Skivvies... Are... Back!!!

as Rob Sitch once sang, back when those guys were funny, but it's never been truer than it is now, and nowhere more so than in Sweden. Except that I have a sneaking suspicion that in Sweden they never really left. (Skivvies, that is, not the d-generation).

I'm speaking, of course, about Reglermöte, the biennial meeting of Swedish control scientists, which was in Stockholm this time.

People on the Steve's wedding mailing list will already have heard of my encounter with a Robbie-Williams-lookalike in a skivvy, I swear I've seen him somewhere before... Cardrona rings a bell...



That's the best photo I could get of him. He definitely noticed that I was trying to take sneaky snaps of him, and gave me some really strange looks. But what does he expect, wearing a skivvy like that? Hopefully he's not some mega-important guy who will one day decide my career.

Also of note was a disturbing number of twenty-somethings wearing brown corduroy jackets. What up wid dat?

Highlights of the trip:

1) This shop:



and its selection of viking helmets:



I seriously considered getting one, but at nearly $1000 a pop I decided against it. For now.

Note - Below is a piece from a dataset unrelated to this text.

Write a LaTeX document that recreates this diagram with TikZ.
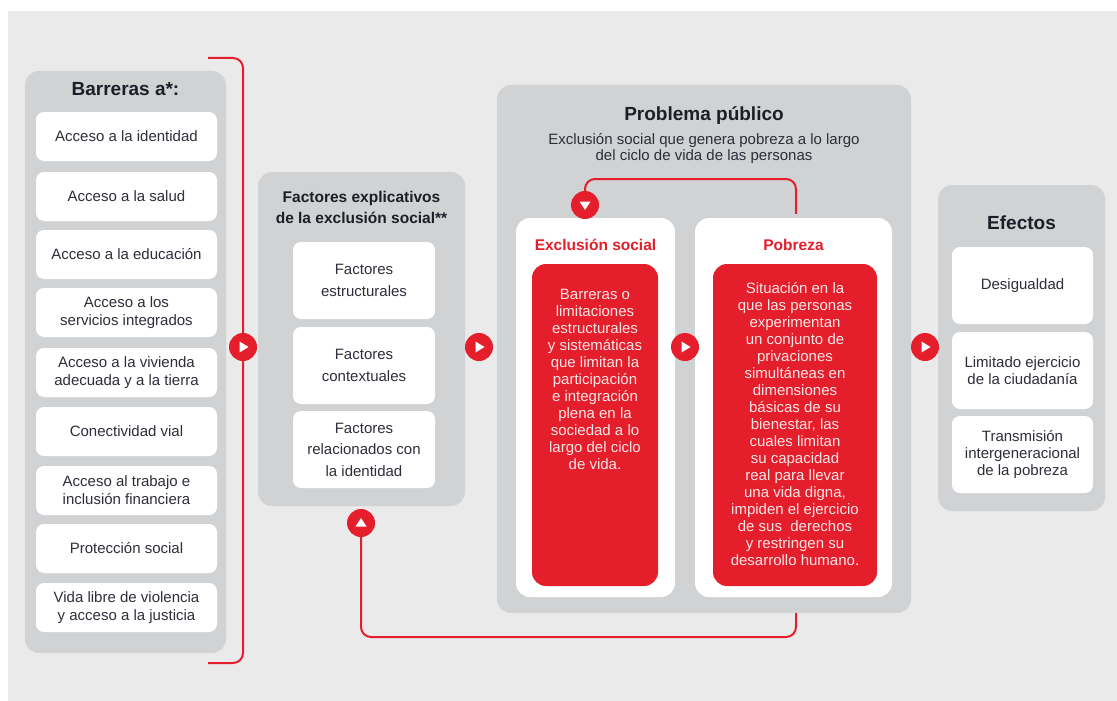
\documentclass[tikz,border=0pt]{standalone}
\usepackage{fontspec}
\setmainfont{Liberation Sans}
\usetikzlibrary{calc}
\definecolor{bggray}{HTML}{EAEAEA}
\definecolor{pgray}{HTML}{D1D2D4}
\definecolor{myred}{HTML}{E41E2B}
\definecolor{txt}{HTML}{2E2E3A}
\definecolor{ttxt}{HTML}{1E1E28}
\definecolor{rtxt}{HTML}{FDE6E7}
\begin{document}
\begin{tikzpicture}[x=1pt,y=-1pt,
  panel/.style={fill=pgray, rounded corners=14pt, inner sep=0pt},
  wbox/.style={fill=white, rounded corners=8pt, inner sep=0pt, align=center, text=txt},
  bigw/.style={fill=white, rounded corners=14pt, inner sep=0pt},
  redbox/.style={fill=myred, rounded corners=14pt, inner sep=0pt},
  ttl/.style={font=\fontsize{19}{22}\selectfont\bfseries, text=ttxt, align=center, inner sep=0pt},
  sttl/.style={font=\fontsize{15.5}{21.5}\selectfont\bfseries, text=ttxt, align=center, inner sep=0pt},
  body/.style={font=\fontsize{15}{#1}\selectfont},
  rtitle/.style={font=\fontsize{15.5}{18}\selectfont\bfseries, text=myred, inner sep=0pt},
  rbody/.style={font=\fontsize{15}{17}\selectfont, text=rtxt, align=center, inner sep=0pt},
  redline/.style={draw=myred, line width=2pt, rounded corners=10pt},
  playc/.style={circle, fill=myred, minimum size=28pt, inner sep=0pt}
]
\useasboundingbox (0,0) rectangle (1117,701);
\fill[bggray] (8,11) rectangle (1117,701);

% ---------- Barreras ----------
\node[panel, minimum width=201, minimum height=582] (barP) at (125.5,362) {};
\node[ttl] (barT) at (125.5,89) {Barreras a*:};
\tikzset{bw/.style={wbox, minimum width=181, minimum height=49, body=18}}
\node[bw] (b1) at (126.5,136.5) {Acceso a la identidad};
\node[bw] (b2) at (126.5,196.5) {Acceso a la salud};
\node[bw] (b3) at (126.5,254.5) {Acceso a la educación};
\node[bw] (b4) at (126.5,312.5) {Acceso a los\\servicios integrados};
\node[bw] (b5) at (126.5,372.5) {Acceso a la vivienda\\adecuada y a la tierra};
\node[bw] (b6) at (126.5,431.5) {Conectividad vial};
\node[bw] (b7) at (126.5,490.5) {Acceso al trabajo e\\inclusión financiera};
\node[bw] (b8) at (126.5,548.5) {Protección social};
\node[bw] (b9) at (126.5,607.5) {Vida libre de violencia\\y acceso a la justicia};

% ---------- Factores ----------
\node[panel, minimum width=207, minimum height=334] (facP) at (361.5,339) {};
\node[sttl] (facT) at (361.5,207.5) {Factores explicativos\\de la exclusión social**};
\tikzset{fw/.style={wbox, minimum width=142, minimum height=77, body=21.5}}
\node[fw] (f1) at (364,280.5) {Factores\\estructurales};
\node[fw] (f2) at (364,365.5) {Factores\\contextuales};
\node[fw] (f3) at (364,449.5) {Factores\\relacionados con\\la identidad};

% ---------- Problema publico ----------
\node[panel, minimum width=414, minimum height=528] (proP) at (704,349) {};
\node[ttl] (proT) at (704,116) {Problema público};
\node[body=16, text=txt, align=center, inner sep=0pt] (proS) at (704,149) {Exclusión social que genera pobreza a lo largo\\del ciclo de vida de las personas};

\node[bigw, minimum width=159, minimum height=379] (excW) at (595.5,407.5) {};
\node[rtitle] (excT) at (595.5,245) {Exclusión social};
\node[redbox, minimum width=126, minimum height=322] (excR) at (595,425) {};
\node[rbody] (excX) at (595,379) {Barreras o\\limitaciones\\estructurales\\y sistemáticas\\que limitan la\\participación\\e integración\\plena en la\\sociedad a lo\\largo del ciclo\\de vida.};

\node[bigw, minimum width=197, minimum height=379] (pobW) at (793.5,407.5) {};
\node[rtitle] (pobT) at (793.5,245) {Pobreza};
\node[redbox, minimum width=164, minimum height=322] (pobR) at (795,425) {};
\node[rbody] (pobX) at (795,424.5) {Situación en la\\que las personas\\experimentan\\un conjunto de\\privaciones\\simultáneas en\\dimensiones\\básicas de su\\bienestar, las\\cuales limitan\\su capacidad\\real para llevar\\una vida digna,\\impiden el ejercicio\\de sus\ \ derechos\\y restringen su\\desarrollo humano.};

% ---------- Efectos ----------
\node[panel, minimum width=167, minimum height=326] (efeP) at (1021.5,348) {};
\node[ttl] (efeT) at (1021.5,223) {Efectos};
\tikzset{ew/.style={wbox, minimum width=141, minimum height=77, body=17}}
\node[ew] (e1) at (1022.5,285.5) {Desigualdad};
\node[ew] (e2) at (1022.5,370.5) {Limitado ejercicio\\de la ciudadanía};
\node[ew] (e3) at (1022.5,454.5) {Transmisión\\intergeneracional\\de la pobreza};

% ---------- connectors ----------
\coordinate (brA) at (208,58);
\coordinate (brB) at (243,58);
\coordinate (brC) at (243,663);
\coordinate (brD) at (208,663);
\draw[redline] (brA) -- (brB) -- (brC) -- (brD);

\node[playc] (c1) at (243,347) {};
\node[playc] (c2) at (479,347) {};
\node[playc] (c3) at (685,347) {};
\node[playc] (c4) at (925,347) {};
\node[playc] (c5) at (585,205) {};
\node[playc] (c6) at (361,523) {};

\coordinate (tl1) at ($(pobW.north)+(2.5,-4)$);
\coordinate (tl2) at (796,179);
\coordinate (tl3) at (585,179);
\draw[redline] (tl1) -- (tl2) -- (tl3) -- (c5);

\coordinate (bl1) at (796,613);
\coordinate (bl2) at (796,637);
\coordinate (bl3) at (361,637);
\draw[redline] (bl1) -- (bl2) -- (bl3) -- (c6);

\foreach \c in {c1,c2,c3,c4}{
  \fill[white] ($(\c)+(-3.5,-5.5)$) -- ($(\c)+(-3.5,5.5)$) -- ($(\c)+(5.5,0)$) -- cycle;
}
\fill[white] ($(c5)+(-5.5,-3.5)$) -- ($(c5)+(5.5,-3.5)$) -- ($(c5)+(0,5)$) -- cycle;
\fill[white] ($(c6)+(-5.5,3.5)$) -- ($(c6)+(5.5,3.5)$) -- ($(c6)+(0,-5)$) -- cycle;
\end{tikzpicture}
\end{document}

2) Almost all the talks were in Swedish, which made for exhausting listening, but on the upside there was a product demonstration booth for Dymola where they were giving out free yo-yo's. I took two.

Pederito on the streets of Stockholm:



3) They treated us really well, with a dinner cruise on stockholm harbour (stunningly beautiful) and all the meals were fantastic. It was all small-servings-on-big-white-plates stuff. Except that during one of the dinners an ear-piercing burglar alarm kept going off and random intervals. I mean really deafening.

A pic of stockholm harbour:



and a random street in the old city (Gammla Stan)




4) A colleague, a Swede, a guy who often takes a long road to a simple thought, told us about an absolutely perplexing drinking game called "the closet". Here's how it goes, I think:
  1. A group of people get together, and start drinking
  2. At some point, one of them leaves and goes and sits in the closet
  3. The people remaining have to try to guess who it is that is in the closet.
Apparently it gets difficult with large groups of people, if everyone is so hammered they can barely lie down straight. It is most difficult when, somehow or other, people get knocked out of the competition and there is only one player left, and he has to try to figure out whether or not he is in the closet.

Don't let the word "closet" throw you off-course, it is nothing to do with guessing who is harbouring secret enthusiasms for musical theatre. Otherwise the obvious rampant gayness of the whole game would lead all the players to the conclusion that they are all in the closet.

Bloody mystifying.

7 Comments:

Blogger dr. cok said...

The closet game is further proof that the Swedes have in fact acheived speciation from the main branch of homosapiens. I dare you to try and breed with them.

5:30 PM  
Blogger tangles said...

Whoa.. Those photos are nice! The harbour shot particularly.

As for the above dare, I say double dare!!

9:33 PM  
Anonymous Anonymous said...

I would like to add a condition to the dare by specifying you must breed with one wearing a red scivvie (or be wearing a red skivvie yourself, your call).

6:13 AM  
Blogger I-Rock said...

I think that's a given, choco.

8:52 AM  
Blogger I-Rock said...

p.s. is it skivvie, skivvy, scivvy, or scivvie?

8:53 AM  
Anonymous Anonymous said...

i vote: skivvie.

but that implies i care enough to have considered the matter...

which i do and did...

2:37 PM  
Anonymous Anonymous said...

Skivvie. If it's good enough for The Wiggles, it's good enough for you rabble.